*Direction*
In the listing below, find the line with "const GAP = 0.235;", then repeat exactly every line from the top through that one.

---- Records provided

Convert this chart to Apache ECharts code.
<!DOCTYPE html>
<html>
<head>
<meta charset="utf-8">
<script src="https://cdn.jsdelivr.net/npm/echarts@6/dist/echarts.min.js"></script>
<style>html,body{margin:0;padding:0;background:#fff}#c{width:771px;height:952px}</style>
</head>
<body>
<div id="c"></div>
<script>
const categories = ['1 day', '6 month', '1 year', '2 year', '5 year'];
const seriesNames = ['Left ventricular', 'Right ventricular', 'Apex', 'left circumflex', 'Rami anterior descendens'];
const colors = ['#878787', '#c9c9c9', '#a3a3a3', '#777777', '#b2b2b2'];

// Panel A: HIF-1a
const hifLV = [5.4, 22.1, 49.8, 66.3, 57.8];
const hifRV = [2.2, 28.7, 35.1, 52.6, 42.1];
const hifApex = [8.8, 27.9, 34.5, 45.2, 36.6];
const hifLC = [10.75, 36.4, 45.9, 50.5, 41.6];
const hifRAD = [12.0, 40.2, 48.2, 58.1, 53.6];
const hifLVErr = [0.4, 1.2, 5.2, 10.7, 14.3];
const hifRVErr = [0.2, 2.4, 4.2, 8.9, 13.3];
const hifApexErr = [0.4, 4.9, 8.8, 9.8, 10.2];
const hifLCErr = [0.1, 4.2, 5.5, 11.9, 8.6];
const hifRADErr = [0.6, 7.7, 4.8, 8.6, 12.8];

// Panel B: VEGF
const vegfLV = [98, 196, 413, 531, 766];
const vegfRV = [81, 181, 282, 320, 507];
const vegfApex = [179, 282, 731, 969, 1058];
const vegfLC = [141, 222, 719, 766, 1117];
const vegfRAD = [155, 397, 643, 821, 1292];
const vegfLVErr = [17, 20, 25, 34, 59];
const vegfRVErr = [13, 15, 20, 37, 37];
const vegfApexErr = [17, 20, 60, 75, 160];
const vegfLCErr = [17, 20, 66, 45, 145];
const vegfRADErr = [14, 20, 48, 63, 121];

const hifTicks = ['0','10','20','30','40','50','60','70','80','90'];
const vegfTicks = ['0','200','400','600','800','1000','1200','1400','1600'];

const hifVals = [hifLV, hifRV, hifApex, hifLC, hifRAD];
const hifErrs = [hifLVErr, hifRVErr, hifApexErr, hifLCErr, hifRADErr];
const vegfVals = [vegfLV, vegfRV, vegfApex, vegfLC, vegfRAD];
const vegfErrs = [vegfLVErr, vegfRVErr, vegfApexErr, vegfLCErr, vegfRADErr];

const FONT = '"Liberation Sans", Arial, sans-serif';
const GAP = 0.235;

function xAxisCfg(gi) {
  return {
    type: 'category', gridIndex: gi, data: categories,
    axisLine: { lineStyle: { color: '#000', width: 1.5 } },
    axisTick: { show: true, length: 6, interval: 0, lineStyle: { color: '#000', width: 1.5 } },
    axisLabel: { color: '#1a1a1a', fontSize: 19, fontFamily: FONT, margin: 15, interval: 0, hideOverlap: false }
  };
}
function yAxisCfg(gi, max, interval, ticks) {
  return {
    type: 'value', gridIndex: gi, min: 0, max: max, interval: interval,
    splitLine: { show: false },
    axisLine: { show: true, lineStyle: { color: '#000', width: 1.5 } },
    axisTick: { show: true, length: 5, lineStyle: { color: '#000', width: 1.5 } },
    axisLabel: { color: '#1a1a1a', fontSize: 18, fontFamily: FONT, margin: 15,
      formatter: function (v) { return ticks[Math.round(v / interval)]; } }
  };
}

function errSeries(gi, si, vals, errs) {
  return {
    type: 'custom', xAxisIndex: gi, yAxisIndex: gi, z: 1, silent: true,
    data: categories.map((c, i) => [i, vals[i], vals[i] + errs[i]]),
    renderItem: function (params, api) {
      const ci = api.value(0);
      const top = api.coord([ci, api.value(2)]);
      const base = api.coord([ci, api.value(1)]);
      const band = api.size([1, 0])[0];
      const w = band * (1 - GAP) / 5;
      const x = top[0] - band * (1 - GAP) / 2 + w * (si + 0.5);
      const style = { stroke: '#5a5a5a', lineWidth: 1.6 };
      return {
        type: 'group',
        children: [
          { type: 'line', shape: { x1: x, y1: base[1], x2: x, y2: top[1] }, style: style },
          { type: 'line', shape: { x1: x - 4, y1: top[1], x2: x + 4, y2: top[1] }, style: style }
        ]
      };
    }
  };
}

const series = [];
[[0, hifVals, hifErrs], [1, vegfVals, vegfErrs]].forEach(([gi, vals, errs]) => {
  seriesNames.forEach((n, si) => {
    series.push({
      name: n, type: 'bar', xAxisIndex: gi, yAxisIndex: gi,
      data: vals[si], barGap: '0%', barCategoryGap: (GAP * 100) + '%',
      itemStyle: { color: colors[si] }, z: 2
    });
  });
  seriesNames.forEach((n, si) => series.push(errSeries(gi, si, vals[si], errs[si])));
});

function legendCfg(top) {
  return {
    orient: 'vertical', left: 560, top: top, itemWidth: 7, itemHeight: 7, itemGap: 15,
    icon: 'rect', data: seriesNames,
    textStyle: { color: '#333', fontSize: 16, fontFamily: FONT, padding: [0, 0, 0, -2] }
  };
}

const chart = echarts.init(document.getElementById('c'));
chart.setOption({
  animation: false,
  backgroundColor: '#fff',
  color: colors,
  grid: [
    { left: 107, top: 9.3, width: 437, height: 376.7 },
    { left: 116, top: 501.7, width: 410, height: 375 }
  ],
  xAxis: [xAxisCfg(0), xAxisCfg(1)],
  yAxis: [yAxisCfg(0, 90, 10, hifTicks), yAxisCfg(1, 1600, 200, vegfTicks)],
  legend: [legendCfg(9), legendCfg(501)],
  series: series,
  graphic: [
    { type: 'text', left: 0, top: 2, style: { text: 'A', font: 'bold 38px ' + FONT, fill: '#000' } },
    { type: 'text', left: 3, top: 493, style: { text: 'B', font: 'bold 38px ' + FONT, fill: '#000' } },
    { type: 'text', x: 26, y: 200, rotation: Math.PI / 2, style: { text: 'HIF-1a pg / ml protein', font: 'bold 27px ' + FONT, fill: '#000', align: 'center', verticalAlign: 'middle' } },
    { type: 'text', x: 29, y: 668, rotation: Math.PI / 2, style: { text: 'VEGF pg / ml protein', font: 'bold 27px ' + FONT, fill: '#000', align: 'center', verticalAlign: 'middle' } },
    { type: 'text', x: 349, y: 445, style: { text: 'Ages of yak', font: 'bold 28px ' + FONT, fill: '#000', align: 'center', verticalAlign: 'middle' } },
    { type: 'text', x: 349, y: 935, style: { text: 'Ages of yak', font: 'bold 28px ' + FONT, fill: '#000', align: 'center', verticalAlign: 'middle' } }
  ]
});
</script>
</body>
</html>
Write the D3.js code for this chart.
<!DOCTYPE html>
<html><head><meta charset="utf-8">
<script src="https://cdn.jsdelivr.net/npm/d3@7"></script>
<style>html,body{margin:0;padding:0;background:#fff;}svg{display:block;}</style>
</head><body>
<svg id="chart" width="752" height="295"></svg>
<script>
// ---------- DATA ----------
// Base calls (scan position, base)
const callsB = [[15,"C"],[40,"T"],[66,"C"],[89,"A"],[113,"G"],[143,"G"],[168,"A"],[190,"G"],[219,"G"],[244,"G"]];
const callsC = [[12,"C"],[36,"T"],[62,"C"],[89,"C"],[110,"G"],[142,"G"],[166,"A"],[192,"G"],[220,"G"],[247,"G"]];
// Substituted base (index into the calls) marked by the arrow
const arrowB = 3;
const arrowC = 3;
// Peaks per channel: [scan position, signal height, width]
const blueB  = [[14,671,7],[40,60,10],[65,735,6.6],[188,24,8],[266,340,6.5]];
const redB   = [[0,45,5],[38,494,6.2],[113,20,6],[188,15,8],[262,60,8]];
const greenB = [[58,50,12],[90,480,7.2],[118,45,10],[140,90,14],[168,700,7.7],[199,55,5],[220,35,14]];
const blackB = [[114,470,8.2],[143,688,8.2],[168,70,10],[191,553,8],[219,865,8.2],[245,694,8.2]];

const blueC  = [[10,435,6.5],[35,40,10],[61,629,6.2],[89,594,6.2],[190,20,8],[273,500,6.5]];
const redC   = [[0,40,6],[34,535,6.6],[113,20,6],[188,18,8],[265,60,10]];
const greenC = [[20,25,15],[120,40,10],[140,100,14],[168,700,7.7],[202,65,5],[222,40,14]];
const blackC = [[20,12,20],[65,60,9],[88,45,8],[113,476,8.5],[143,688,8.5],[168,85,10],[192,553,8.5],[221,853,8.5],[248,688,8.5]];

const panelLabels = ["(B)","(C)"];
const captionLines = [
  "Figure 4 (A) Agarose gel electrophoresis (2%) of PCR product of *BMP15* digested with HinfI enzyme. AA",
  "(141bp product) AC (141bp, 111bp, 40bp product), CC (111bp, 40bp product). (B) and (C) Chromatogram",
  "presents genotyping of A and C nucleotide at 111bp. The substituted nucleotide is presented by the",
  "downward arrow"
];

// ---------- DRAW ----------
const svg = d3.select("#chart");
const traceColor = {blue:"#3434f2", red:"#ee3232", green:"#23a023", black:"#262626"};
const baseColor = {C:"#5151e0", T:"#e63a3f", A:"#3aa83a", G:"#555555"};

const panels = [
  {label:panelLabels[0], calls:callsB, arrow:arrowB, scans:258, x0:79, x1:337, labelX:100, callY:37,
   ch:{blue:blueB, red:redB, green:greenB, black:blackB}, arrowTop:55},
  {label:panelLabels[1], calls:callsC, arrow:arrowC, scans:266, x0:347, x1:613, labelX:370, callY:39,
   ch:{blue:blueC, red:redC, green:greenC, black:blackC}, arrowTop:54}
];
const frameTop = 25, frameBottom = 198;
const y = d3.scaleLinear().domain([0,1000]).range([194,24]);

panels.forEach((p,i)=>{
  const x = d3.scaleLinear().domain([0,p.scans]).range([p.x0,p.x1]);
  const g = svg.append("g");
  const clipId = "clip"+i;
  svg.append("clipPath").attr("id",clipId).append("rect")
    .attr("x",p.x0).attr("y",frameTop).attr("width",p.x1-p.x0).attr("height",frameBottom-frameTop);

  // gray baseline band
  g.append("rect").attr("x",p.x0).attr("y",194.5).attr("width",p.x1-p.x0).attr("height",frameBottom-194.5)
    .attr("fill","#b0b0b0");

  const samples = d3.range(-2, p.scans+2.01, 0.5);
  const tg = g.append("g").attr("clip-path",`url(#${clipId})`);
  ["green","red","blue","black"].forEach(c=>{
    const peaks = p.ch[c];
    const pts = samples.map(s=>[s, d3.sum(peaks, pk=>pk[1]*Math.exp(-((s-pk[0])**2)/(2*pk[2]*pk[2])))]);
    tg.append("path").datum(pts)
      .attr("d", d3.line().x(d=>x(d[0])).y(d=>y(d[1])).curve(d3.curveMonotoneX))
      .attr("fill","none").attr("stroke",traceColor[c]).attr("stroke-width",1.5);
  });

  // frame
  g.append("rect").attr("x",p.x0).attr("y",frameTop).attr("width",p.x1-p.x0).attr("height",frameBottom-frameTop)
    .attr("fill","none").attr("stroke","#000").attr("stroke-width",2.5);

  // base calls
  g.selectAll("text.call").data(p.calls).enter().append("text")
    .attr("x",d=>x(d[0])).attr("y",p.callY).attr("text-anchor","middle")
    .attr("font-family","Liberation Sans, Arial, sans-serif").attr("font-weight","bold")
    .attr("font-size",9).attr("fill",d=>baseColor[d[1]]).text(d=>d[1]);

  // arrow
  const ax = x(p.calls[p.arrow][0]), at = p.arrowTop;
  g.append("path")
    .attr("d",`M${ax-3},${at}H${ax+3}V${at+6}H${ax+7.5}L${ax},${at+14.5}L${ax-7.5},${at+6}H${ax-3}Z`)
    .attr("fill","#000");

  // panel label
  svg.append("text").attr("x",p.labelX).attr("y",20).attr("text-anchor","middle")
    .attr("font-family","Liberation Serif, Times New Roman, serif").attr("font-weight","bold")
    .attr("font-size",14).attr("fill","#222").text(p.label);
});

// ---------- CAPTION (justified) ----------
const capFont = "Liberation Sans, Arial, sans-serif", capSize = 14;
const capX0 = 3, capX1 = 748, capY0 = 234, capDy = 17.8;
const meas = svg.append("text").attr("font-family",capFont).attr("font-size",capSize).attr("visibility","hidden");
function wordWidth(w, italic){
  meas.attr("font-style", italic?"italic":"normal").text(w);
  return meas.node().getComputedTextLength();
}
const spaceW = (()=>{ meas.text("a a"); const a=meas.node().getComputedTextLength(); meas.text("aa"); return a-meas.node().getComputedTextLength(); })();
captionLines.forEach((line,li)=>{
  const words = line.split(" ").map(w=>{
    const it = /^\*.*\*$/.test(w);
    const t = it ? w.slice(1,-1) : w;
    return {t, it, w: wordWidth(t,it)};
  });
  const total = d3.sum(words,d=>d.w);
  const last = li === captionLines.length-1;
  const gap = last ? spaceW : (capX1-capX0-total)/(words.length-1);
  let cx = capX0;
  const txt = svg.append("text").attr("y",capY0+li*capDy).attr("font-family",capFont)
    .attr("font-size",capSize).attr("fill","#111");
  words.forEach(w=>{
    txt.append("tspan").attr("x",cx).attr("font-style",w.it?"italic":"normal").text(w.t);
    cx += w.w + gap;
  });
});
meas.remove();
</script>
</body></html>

--------

*Answer to this task*
Convert this chart to Apache ECharts code.
<!DOCTYPE html>
<html>
<head>
<meta charset="utf-8">
<script src="https://cdn.jsdelivr.net/npm/echarts@6/dist/echarts.min.js"></script>
<style>html,body{margin:0;padding:0;background:#fff}#c{width:771px;height:952px}</style>
</head>
<body>
<div id="c"></div>
<script>
const categories = ['1 day', '6 month', '1 year', '2 year', '5 year'];
const seriesNames = ['Left ventricular', 'Right ventricular', 'Apex', 'left circumflex', 'Rami anterior descendens'];
const colors = ['#878787', '#c9c9c9', '#a3a3a3', '#777777', '#b2b2b2'];

// Panel A: HIF-1a
const hifLV = [5.4, 22.1, 49.8, 66.3, 57.8];
const hifRV = [2.2, 28.7, 35.1, 52.6, 42.1];
const hifApex = [8.8, 27.9, 34.5, 45.2, 36.6];
const hifLC = [10.75, 36.4, 45.9, 50.5, 41.6];
const hifRAD = [12.0, 40.2, 48.2, 58.1, 53.6];
const hifLVErr = [0.4, 1.2, 5.2, 10.7, 14.3];
const hifRVErr = [0.2, 2.4, 4.2, 8.9, 13.3];
const hifApexErr = [0.4, 4.9, 8.8, 9.8, 10.2];
const hifLCErr = [0.1, 4.2, 5.5, 11.9, 8.6];
const hifRADErr = [0.6, 7.7, 4.8, 8.6, 12.8];

// Panel B: VEGF
const vegfLV = [98, 196, 413, 531, 766];
const vegfRV = [81, 181, 282, 320, 507];
const vegfApex = [179, 282, 731, 969, 1058];
const vegfLC = [141, 222, 719, 766, 1117];
const vegfRAD = [155, 397, 643, 821, 1292];
const vegfLVErr = [17, 20, 25, 34, 59];
const vegfRVErr = [13, 15, 20, 37, 37];
const vegfApexErr = [17, 20, 60, 75, 160];
const vegfLCErr = [17, 20, 66, 45, 145];
const vegfRADErr = [14, 20, 48, 63, 121];

const hifTicks = ['0','10','20','30','40','50','60','70','80','90'];
const vegfTicks = ['0','200','400','600','800','1000','1200','1400','1600'];

const hifVals = [hifLV, hifRV, hifApex, hifLC, hifRAD];
const hifErrs = [hifLVErr, hifRVErr, hifApexErr, hifLCErr, hifRADErr];
const vegfVals = [vegfLV, vegfRV, vegfApex, vegfLC, vegfRAD];
const vegfErrs = [vegfLVErr, vegfRVErr, vegfApexErr, vegfLCErr, vegfRADErr];

const FONT = '"Liberation Sans", Arial, sans-serif';
const GAP = 0.235;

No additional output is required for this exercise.